*SUPPLIED DATA:*
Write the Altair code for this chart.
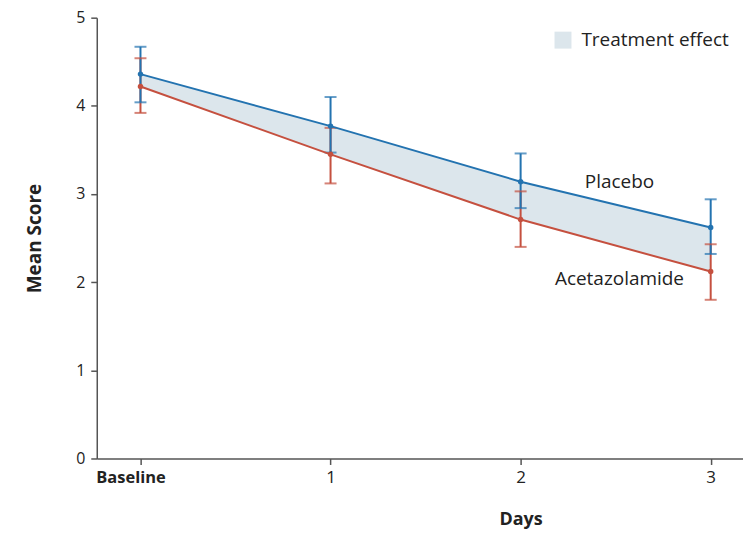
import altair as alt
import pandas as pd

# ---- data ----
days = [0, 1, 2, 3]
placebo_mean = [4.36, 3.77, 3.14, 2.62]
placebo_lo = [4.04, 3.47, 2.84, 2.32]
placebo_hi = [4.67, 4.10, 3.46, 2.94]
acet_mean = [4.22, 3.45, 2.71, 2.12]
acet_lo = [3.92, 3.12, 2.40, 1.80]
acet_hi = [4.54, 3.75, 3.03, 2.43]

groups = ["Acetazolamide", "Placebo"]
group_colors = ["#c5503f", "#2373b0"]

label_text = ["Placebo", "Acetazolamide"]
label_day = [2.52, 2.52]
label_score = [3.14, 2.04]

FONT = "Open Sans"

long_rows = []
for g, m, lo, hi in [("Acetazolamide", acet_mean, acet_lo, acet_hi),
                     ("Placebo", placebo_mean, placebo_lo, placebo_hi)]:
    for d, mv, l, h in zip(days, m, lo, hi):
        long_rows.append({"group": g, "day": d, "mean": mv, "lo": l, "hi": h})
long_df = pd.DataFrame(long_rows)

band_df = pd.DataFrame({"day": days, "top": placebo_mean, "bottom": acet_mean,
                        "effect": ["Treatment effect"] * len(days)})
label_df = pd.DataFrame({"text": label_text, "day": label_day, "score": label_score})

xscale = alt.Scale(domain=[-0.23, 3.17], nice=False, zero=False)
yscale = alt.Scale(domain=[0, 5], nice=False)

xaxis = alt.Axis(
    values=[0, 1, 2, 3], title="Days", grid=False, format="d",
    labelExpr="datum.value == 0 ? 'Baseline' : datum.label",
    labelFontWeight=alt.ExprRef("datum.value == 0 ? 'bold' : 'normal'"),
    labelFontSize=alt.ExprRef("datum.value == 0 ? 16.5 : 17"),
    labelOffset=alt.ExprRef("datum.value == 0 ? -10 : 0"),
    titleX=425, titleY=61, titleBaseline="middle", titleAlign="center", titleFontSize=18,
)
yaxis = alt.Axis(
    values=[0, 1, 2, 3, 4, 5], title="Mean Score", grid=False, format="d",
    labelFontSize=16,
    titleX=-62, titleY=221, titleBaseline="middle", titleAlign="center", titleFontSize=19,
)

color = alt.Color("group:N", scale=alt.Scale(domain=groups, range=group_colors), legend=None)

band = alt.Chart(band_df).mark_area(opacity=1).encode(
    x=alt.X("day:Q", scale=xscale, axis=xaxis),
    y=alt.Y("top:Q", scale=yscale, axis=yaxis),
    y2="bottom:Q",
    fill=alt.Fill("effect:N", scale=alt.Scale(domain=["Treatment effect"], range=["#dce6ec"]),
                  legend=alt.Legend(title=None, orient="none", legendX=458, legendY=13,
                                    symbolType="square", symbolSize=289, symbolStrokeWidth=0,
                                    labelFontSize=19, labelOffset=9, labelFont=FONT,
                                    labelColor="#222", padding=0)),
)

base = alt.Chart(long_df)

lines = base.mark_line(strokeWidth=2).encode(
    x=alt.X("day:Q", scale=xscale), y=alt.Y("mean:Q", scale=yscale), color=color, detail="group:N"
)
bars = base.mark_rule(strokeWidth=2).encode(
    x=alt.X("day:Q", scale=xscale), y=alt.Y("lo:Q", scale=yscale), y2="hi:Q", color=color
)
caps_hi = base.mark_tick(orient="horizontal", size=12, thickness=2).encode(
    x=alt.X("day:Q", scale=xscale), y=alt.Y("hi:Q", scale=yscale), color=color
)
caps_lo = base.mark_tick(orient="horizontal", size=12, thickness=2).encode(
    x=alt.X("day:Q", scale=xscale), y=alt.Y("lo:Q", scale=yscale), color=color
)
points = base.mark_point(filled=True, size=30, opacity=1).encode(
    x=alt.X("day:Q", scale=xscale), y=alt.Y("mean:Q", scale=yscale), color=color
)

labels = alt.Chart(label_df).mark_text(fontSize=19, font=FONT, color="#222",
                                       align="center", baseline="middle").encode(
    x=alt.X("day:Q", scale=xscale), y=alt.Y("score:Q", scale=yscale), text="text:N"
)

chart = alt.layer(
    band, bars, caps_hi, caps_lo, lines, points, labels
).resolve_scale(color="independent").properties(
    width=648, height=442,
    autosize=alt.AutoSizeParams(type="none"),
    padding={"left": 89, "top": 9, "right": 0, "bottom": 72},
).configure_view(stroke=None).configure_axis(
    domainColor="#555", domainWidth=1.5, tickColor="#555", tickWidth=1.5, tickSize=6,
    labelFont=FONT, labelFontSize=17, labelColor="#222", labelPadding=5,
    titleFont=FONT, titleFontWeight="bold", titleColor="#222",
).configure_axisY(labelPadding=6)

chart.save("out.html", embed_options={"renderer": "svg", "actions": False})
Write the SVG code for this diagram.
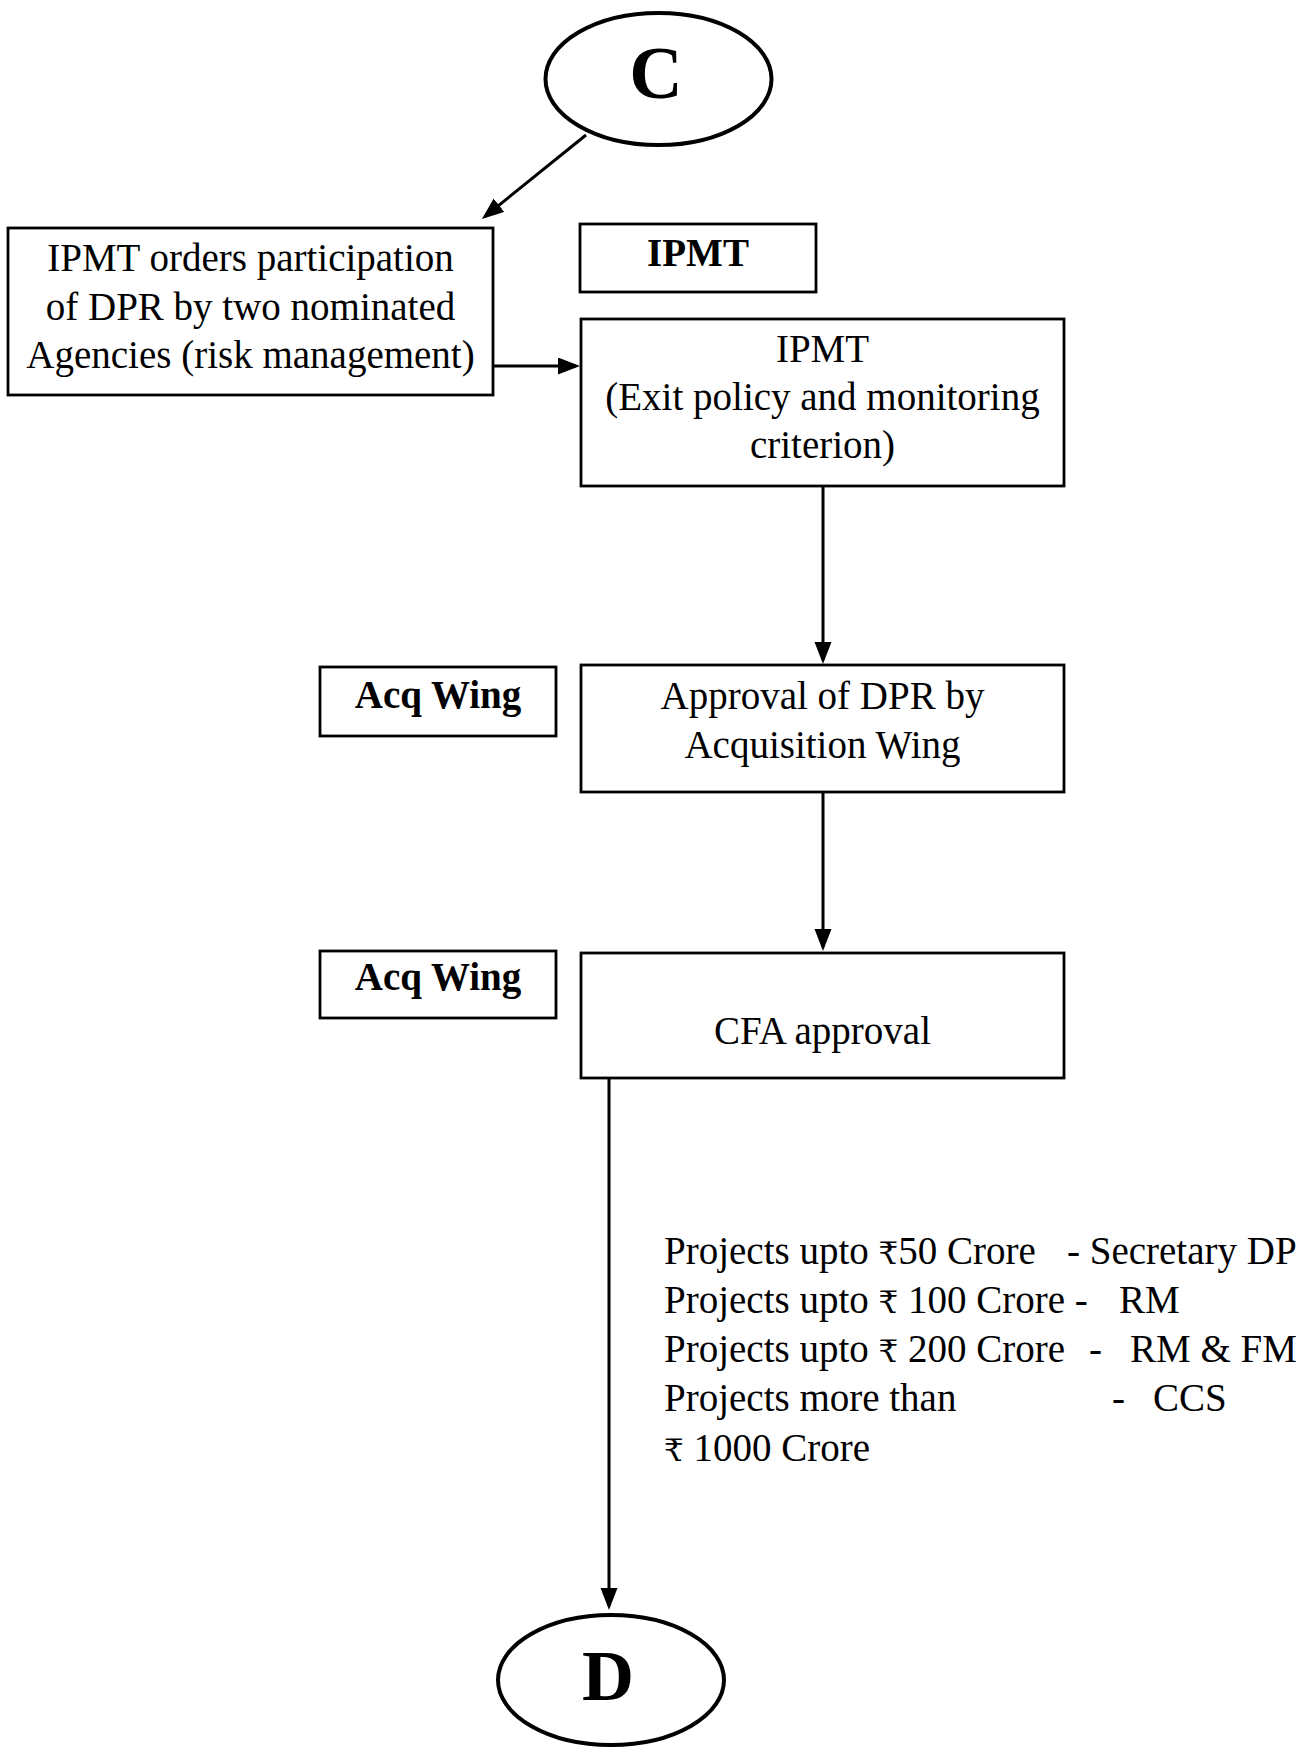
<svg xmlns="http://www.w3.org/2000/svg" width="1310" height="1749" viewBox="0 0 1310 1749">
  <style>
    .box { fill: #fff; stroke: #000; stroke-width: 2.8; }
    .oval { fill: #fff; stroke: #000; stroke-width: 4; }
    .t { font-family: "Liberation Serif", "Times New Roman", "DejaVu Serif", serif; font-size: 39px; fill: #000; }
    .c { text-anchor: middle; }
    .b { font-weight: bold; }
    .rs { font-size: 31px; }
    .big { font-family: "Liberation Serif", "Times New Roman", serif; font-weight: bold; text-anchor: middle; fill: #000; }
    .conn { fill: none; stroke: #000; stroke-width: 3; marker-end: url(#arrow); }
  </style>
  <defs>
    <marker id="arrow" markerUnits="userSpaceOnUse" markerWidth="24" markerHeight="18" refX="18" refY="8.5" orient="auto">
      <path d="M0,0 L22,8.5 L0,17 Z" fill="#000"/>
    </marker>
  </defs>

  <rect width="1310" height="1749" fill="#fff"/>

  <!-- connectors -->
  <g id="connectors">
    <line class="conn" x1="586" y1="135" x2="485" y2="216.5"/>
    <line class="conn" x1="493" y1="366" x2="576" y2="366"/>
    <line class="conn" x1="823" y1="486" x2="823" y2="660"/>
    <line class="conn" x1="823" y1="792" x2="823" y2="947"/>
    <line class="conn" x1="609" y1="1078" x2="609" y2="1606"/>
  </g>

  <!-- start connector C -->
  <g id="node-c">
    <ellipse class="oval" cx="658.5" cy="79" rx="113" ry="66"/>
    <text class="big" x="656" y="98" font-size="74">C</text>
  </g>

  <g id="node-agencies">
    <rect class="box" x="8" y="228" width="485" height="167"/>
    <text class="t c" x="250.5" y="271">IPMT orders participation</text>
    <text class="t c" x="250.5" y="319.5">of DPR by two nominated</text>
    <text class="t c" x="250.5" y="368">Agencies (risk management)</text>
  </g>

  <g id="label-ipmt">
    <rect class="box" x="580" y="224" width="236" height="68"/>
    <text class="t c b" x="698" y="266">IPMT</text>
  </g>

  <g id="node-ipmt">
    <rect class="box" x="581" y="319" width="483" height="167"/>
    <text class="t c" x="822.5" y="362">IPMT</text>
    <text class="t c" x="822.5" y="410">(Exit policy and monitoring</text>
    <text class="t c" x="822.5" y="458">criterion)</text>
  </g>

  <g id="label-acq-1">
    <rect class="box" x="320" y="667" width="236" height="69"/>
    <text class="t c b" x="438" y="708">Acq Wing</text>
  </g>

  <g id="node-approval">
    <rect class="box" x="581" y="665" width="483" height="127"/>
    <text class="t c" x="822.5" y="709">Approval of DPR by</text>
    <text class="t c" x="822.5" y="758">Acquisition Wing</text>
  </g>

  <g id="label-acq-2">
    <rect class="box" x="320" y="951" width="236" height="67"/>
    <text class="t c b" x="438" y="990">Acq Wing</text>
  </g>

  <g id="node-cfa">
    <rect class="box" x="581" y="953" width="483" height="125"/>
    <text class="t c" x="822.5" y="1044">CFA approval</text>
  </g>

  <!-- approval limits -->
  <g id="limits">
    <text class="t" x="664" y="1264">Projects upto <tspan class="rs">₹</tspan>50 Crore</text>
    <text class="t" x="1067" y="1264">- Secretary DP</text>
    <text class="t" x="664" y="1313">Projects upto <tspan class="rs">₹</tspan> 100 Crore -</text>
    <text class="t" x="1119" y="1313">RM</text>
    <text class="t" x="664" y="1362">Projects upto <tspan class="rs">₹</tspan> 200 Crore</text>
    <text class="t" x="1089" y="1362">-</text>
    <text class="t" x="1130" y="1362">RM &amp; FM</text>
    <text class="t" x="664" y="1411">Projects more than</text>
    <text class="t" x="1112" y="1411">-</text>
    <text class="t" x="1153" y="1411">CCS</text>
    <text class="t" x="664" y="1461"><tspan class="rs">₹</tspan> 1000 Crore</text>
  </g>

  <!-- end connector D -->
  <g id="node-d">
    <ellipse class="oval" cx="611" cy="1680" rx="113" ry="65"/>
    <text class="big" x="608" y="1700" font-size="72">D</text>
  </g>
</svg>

*EXERCISE BRIEF:* Repeat the lines from where the entries begin to the line with "import pandas as pd", both included. Any picture is left out.

*REPLY TO THE TASK:*
Write the Altair code for this chart.
import altair as alt
import pandas as pd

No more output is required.